== What is asked ==
How many lines in these records hold the string "code"? Reply with the number alone.

BEGIN

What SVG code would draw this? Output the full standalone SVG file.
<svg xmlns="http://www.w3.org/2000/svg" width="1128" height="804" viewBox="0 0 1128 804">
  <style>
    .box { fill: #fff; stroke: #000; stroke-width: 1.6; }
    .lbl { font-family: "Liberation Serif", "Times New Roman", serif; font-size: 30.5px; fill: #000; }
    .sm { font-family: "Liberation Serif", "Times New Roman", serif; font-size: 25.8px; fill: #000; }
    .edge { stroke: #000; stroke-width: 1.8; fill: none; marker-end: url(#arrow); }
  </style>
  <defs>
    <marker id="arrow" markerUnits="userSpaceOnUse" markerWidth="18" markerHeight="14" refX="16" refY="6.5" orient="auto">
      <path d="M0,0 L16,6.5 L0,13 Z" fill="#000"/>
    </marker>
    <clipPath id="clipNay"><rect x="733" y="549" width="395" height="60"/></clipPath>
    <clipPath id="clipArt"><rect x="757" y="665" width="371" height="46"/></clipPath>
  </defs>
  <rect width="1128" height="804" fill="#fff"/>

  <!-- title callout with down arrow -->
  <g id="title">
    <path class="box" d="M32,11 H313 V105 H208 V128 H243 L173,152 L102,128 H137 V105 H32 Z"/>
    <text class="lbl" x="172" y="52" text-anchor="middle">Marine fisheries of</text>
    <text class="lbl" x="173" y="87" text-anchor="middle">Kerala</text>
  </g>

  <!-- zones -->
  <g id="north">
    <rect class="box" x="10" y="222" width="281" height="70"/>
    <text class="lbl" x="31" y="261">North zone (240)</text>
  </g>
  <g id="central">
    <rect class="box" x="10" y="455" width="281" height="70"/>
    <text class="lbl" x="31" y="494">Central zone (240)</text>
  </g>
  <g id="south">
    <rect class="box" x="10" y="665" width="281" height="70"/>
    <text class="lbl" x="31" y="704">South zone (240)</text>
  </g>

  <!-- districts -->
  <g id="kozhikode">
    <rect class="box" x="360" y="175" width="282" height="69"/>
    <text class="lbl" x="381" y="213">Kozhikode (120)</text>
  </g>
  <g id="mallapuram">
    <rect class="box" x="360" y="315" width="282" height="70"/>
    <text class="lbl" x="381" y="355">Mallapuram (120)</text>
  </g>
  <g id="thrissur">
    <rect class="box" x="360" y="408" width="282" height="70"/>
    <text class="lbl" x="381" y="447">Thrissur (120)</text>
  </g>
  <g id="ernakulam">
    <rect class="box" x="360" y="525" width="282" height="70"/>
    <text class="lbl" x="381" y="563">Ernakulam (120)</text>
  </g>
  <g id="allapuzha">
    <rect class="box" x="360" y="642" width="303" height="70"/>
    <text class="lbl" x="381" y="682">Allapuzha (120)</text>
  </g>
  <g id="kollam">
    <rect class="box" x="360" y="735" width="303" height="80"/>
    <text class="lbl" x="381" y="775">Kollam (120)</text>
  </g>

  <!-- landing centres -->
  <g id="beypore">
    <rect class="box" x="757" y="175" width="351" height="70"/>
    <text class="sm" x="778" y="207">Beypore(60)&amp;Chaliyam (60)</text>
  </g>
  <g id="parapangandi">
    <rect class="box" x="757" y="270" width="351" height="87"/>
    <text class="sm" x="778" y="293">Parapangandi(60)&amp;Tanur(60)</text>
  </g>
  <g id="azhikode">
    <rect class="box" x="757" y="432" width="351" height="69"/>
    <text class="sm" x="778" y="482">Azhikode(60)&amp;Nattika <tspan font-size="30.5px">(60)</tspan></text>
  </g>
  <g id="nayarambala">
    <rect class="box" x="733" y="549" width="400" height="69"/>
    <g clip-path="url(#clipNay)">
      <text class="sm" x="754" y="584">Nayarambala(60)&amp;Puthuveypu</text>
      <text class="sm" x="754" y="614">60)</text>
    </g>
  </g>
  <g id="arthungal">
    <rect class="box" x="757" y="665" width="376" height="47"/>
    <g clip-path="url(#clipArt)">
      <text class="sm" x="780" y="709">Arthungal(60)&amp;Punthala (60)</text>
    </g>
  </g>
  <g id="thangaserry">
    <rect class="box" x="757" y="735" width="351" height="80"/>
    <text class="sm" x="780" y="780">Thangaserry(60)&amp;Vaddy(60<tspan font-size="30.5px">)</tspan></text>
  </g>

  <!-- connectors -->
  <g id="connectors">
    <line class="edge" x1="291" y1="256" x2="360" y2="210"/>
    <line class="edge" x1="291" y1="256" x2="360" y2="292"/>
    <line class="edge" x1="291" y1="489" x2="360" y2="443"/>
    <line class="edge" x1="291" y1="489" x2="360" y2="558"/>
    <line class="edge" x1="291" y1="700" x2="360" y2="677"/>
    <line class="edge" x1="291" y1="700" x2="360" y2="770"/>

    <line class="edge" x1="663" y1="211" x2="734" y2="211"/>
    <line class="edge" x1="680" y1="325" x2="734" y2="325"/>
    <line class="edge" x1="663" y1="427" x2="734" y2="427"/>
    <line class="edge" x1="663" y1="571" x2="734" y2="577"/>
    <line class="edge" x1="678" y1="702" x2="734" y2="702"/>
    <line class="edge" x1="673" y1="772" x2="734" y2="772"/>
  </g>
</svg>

END
BEGIN

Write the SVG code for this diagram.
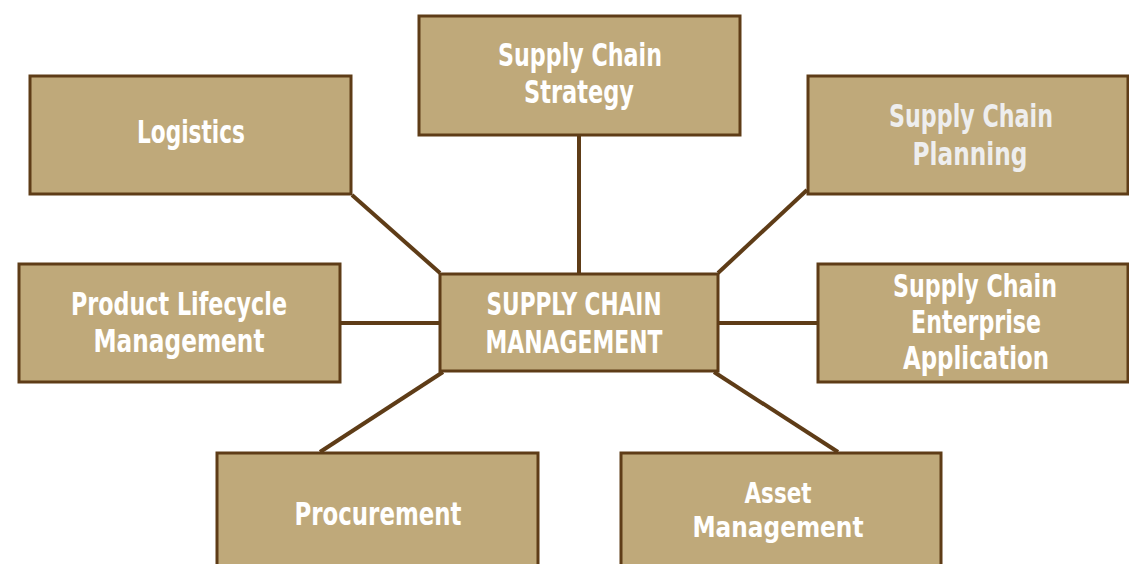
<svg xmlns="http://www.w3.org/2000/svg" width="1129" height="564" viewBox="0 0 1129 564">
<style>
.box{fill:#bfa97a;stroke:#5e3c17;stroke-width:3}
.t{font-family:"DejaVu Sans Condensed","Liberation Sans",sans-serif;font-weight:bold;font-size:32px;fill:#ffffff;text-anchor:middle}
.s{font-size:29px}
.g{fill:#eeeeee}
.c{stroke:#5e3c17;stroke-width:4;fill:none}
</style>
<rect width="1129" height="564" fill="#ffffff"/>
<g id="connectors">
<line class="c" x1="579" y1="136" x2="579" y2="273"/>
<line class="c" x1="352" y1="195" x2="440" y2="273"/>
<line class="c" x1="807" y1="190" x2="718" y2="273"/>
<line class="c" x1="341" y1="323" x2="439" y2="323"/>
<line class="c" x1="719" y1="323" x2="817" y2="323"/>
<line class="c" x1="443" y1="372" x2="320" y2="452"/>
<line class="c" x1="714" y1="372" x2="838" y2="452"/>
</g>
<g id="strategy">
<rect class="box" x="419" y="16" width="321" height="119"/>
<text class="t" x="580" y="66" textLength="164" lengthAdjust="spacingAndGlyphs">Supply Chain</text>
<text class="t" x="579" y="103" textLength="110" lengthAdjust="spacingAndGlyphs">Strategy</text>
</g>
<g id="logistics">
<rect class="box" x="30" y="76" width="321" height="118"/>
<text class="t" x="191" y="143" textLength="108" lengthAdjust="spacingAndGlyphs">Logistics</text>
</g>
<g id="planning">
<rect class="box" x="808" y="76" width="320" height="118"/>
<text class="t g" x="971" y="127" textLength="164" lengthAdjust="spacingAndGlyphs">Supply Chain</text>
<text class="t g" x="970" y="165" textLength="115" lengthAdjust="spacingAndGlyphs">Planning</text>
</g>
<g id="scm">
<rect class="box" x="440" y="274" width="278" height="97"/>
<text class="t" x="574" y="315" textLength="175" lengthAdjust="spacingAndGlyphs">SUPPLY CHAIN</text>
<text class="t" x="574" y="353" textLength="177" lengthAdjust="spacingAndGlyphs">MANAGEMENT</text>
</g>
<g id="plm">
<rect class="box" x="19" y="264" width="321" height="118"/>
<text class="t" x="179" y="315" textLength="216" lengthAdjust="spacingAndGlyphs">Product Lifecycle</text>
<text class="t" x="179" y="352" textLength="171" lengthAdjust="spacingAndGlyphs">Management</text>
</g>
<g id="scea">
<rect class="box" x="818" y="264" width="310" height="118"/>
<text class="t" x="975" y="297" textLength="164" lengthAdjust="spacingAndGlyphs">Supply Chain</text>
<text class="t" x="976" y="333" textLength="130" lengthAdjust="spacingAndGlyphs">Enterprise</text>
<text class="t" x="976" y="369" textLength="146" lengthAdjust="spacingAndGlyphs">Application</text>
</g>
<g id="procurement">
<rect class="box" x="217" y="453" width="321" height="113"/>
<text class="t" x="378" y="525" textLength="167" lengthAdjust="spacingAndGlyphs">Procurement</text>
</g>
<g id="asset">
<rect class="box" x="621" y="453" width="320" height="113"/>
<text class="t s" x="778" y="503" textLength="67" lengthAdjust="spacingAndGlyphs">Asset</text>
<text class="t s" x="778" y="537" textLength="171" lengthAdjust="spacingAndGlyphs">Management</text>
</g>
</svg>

END
BEGIN

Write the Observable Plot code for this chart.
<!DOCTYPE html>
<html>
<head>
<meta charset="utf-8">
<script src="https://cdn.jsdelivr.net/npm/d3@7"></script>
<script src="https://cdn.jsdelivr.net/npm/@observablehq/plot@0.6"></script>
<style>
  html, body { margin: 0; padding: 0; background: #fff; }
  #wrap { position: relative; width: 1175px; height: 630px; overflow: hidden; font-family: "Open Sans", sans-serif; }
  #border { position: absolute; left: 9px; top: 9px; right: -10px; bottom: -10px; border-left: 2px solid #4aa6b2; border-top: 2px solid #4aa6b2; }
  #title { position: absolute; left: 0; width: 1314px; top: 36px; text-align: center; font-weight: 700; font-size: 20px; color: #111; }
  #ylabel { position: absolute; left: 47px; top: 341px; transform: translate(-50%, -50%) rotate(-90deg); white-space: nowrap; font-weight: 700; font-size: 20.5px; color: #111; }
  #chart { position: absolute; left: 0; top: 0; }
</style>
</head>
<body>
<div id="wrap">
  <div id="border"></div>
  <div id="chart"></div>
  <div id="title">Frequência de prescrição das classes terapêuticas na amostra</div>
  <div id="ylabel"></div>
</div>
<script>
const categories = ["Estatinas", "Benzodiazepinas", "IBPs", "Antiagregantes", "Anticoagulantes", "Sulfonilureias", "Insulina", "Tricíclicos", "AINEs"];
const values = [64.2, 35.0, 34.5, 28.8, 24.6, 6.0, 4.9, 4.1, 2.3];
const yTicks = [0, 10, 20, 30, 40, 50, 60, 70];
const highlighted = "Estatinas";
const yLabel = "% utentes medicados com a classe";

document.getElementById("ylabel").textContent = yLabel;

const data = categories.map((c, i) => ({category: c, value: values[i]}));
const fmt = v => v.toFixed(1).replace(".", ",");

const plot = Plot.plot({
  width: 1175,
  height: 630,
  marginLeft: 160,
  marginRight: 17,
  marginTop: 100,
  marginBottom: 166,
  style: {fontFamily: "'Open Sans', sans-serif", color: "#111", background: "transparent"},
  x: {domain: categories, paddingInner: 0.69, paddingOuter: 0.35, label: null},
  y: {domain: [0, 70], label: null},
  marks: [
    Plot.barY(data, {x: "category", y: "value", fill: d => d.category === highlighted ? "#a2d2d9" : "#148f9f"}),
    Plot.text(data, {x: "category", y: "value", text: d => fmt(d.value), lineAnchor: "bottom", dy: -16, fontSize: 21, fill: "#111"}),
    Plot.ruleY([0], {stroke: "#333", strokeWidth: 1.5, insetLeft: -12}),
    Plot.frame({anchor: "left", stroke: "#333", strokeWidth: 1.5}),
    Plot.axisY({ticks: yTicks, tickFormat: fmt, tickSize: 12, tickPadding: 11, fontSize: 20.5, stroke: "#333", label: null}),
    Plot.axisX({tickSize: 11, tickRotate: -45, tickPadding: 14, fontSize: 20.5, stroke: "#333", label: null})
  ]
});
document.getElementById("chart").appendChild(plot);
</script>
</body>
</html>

END

== Exercise response ==
3